Task ->
Don't include pictures. Quote the lines below from the first through the line that contains "growth = [-8.4, -1.8, -5.7, 6.4, -10.2, 7.0]".

Source material ->
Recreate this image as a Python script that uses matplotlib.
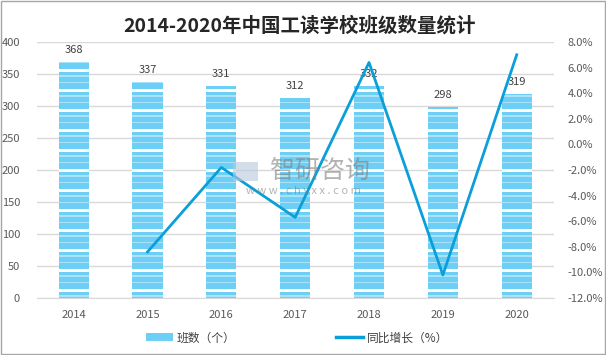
import matplotlib
matplotlib.use("Agg")
import matplotlib.pyplot as plt
from matplotlib.patches import Patch, Rectangle
from matplotlib.lines import Line2D
import numpy as np

plt.rcParams['font.family'] = ['Noto Sans CJK SC', 'DejaVu Sans']

# data
years = ["2014", "2015", "2016", "2017", "2018", "2019", "2020"]
classes = [368, 337, 331, 312, 332, 298, 319]
growth_years = ["2015", "2016", "2017", "2018", "2019", "2020"]
growth = [-8.4, -1.8, -5.7, 6.4, -10.2, 7.0]

bar_blue = "#6DCFF6"
bar_light = "#A9E2F9"
line_blue = "#0A9FD9"
grid_gray = "#D9D9D9"
text_gray = "#595959"

fig = plt.figure(figsize=(6.06, 3.55), dpi=100)
ax = fig.add_axes([0.0606, 0.1606, 0.853, 0.7211])
ax2 = ax.twinx()

x = np.arange(len(years))
bar_w = 0.41
ax.bar(x, classes, width=bar_w, color=bar_blue, zorder=2)

# striped fill: white gap every 20 px, light lines either side
u = 400 / 256.0  # data units per pixel
for xi, v in zip(x, classes):
    k = 0
    while (6.0 + 20 * k) * u < v + 10:
        g = (6.0 + 20 * k) * u
        for b, h, c in [(g, 3.0 * u, "white"),
                        (g - 5.0 * u, 1.6 * u, bar_light),
                        (g + 8.5 * u, 1.6 * u, bar_light)]:
            if 0 <= b < v:
                ax.bar(xi, min(h, v - b), width=bar_w, bottom=b,
                       color=c, zorder=3)
        k += 1
    ax.text(xi, v + 12 * u, str(v), ha="center", va="center",
            fontsize=8, color="#404040", zorder=5)

ax.set_xlim(-0.5, 6.5)
ax.set_ylim(0, 400)
ax.set_yticks(range(0, 401, 50))
ax.set_xticks(x)
ax.set_xticklabels(years)
ax.grid(axis="y", color=grid_gray, linewidth=1, zorder=0)
ax.set_axisbelow(True)

gx = [years.index(y) for y in growth_years]
ax2.plot(gx, growth, color=line_blue, linewidth=2.0, zorder=4)
ax2.set_ylim(-12, 8)
ax2.set_yticks(range(-12, 9, 2))
ax2.set_yticklabels([f"{t:.1f}%" for t in range(-12, 9, 2)])

for a in (ax, ax2):
    for s in a.spines.values():
        s.set_visible(False)
    a.tick_params(length=0, labelsize=8, colors=text_gray)
ax.spines["bottom"].set_visible(True)
ax.spines["bottom"].set_color(grid_gray)
ax.tick_params(axis="x", pad=9)
ax.tick_params(axis="y", pad=12)
ax2.tick_params(axis="y", pad=10)

fig.text(0.495, 0.927, "2014-2020年中国工读学校班级数量统计", ha="center",
         va="center", fontsize=14, fontweight="bold", color="#262626")

# watermark
fig.text(0.528, 0.518, "智研咨询", ha="center", va="center", fontsize=18,
         color="#808080", alpha=0.6, zorder=10)
fig.text(0.5, 0.462, "w w w . c h y x x . c o m", ha="center", va="center",
         fontsize=8, color="#808080", alpha=0.6, zorder=10)
fig.patches.append(Rectangle((0.385, 0.49), 0.04, 0.055, transform=fig.transFigure,
                             facecolor="#B8C8DC", alpha=0.6, zorder=10))

handles = [Patch(facecolor=bar_blue, edgecolor="white", hatch="-", linewidth=0),
           Line2D([0], [0], color=line_blue, linewidth=2.5)]
fig.legend(handles, ["班数（个）", "同比增长（%）"], loc="center",
           bbox_to_anchor=(0.49, 0.048), ncol=2, frameon=False, fontsize=8.5,
           handlelength=2.3, columnspacing=8.5, handletextpad=0.3,
           labelcolor="#404040")

fig.patches.append(Rectangle((0.001, 0.002), 0.997, 0.995, transform=fig.transFigure,
                             fill=False, edgecolor="#A6A6A6", linewidth=1))

fig.savefig("out.png", dpi=100)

Correct result ->
Recreate this image as a Python script that uses matplotlib.
import matplotlib
matplotlib.use("Agg")
import matplotlib.pyplot as plt
from matplotlib.patches import Patch, Rectangle
from matplotlib.lines import Line2D
import numpy as np

plt.rcParams['font.family'] = ['Noto Sans CJK SC', 'DejaVu Sans']

# data
years = ["2014", "2015", "2016", "2017", "2018", "2019", "2020"]
classes = [368, 337, 331, 312, 332, 298, 319]
growth_years = ["2015", "2016", "2017", "2018", "2019", "2020"]
growth = [-8.4, -1.8, -5.7, 6.4, -10.2, 7.0]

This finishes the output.